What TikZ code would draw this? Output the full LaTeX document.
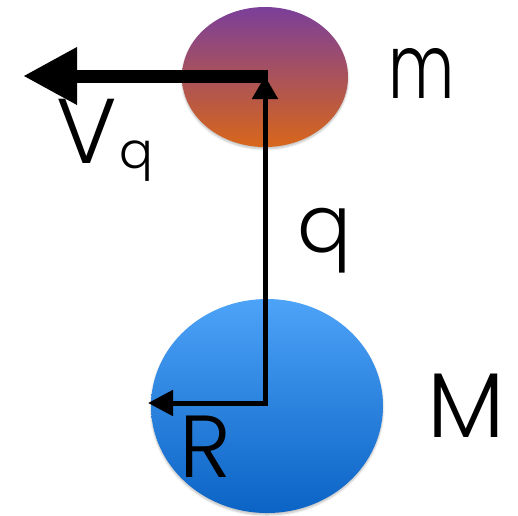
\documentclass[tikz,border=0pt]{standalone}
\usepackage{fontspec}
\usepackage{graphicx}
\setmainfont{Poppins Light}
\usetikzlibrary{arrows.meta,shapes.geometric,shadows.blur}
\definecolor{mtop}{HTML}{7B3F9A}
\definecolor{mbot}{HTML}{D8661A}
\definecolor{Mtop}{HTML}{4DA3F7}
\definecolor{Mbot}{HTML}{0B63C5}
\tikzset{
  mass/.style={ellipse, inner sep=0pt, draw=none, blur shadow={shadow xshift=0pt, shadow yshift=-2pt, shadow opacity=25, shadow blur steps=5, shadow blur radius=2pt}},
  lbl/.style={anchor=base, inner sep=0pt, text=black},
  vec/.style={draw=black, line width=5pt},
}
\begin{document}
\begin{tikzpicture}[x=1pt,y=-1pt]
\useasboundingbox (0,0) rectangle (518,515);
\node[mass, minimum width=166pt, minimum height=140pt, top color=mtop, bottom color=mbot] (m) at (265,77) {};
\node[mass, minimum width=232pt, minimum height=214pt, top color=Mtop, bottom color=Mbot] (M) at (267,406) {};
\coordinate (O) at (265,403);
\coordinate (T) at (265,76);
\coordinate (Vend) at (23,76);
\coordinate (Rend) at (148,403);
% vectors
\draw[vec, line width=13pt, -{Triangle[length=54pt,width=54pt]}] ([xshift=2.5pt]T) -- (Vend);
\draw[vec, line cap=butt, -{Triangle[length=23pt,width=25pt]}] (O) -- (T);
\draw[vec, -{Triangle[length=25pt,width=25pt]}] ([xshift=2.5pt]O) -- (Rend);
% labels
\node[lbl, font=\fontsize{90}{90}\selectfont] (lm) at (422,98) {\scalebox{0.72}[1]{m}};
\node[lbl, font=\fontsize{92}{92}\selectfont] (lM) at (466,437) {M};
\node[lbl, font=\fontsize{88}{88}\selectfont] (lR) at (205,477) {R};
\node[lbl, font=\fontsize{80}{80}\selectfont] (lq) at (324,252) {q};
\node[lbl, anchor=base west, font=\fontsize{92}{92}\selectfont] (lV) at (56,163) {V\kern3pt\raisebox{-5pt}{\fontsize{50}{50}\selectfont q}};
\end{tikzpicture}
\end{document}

--- What the task requires ---
Quote the preceding listing precisely and completely, omitting its images.

--- Full solution ---
What TikZ code would draw this? Output the full LaTeX document.
\documentclass[tikz,border=0pt]{standalone}
\usepackage{fontspec}
\usepackage{graphicx}
\setmainfont{Poppins Light}
\usetikzlibrary{arrows.meta,shapes.geometric,shadows.blur}
\definecolor{mtop}{HTML}{7B3F9A}
\definecolor{mbot}{HTML}{D8661A}
\definecolor{Mtop}{HTML}{4DA3F7}
\definecolor{Mbot}{HTML}{0B63C5}
\tikzset{
  mass/.style={ellipse, inner sep=0pt, draw=none, blur shadow={shadow xshift=0pt, shadow yshift=-2pt, shadow opacity=25, shadow blur steps=5, shadow blur radius=2pt}},
  lbl/.style={anchor=base, inner sep=0pt, text=black},
  vec/.style={draw=black, line width=5pt},
}
\begin{document}
\begin{tikzpicture}[x=1pt,y=-1pt]
\useasboundingbox (0,0) rectangle (518,515);
\node[mass, minimum width=166pt, minimum height=140pt, top color=mtop, bottom color=mbot] (m) at (265,77) {};
\node[mass, minimum width=232pt, minimum height=214pt, top color=Mtop, bottom color=Mbot] (M) at (267,406) {};
\coordinate (O) at (265,403);
\coordinate (T) at (265,76);
\coordinate (Vend) at (23,76);
\coordinate (Rend) at (148,403);
% vectors
\draw[vec, line width=13pt, -{Triangle[length=54pt,width=54pt]}] ([xshift=2.5pt]T) -- (Vend);
\draw[vec, line cap=butt, -{Triangle[length=23pt,width=25pt]}] (O) -- (T);
\draw[vec, -{Triangle[length=25pt,width=25pt]}] ([xshift=2.5pt]O) -- (Rend);
% labels
\node[lbl, font=\fontsize{90}{90}\selectfont] (lm) at (422,98) {\scalebox{0.72}[1]{m}};
\node[lbl, font=\fontsize{92}{92}\selectfont] (lM) at (466,437) {M};
\node[lbl, font=\fontsize{88}{88}\selectfont] (lR) at (205,477) {R};
\node[lbl, font=\fontsize{80}{80}\selectfont] (lq) at (324,252) {q};
\node[lbl, anchor=base west, font=\fontsize{92}{92}\selectfont] (lV) at (56,163) {V\kern3pt\raisebox{-5pt}{\fontsize{50}{50}\selectfont q}};
\end{tikzpicture}
\end{document}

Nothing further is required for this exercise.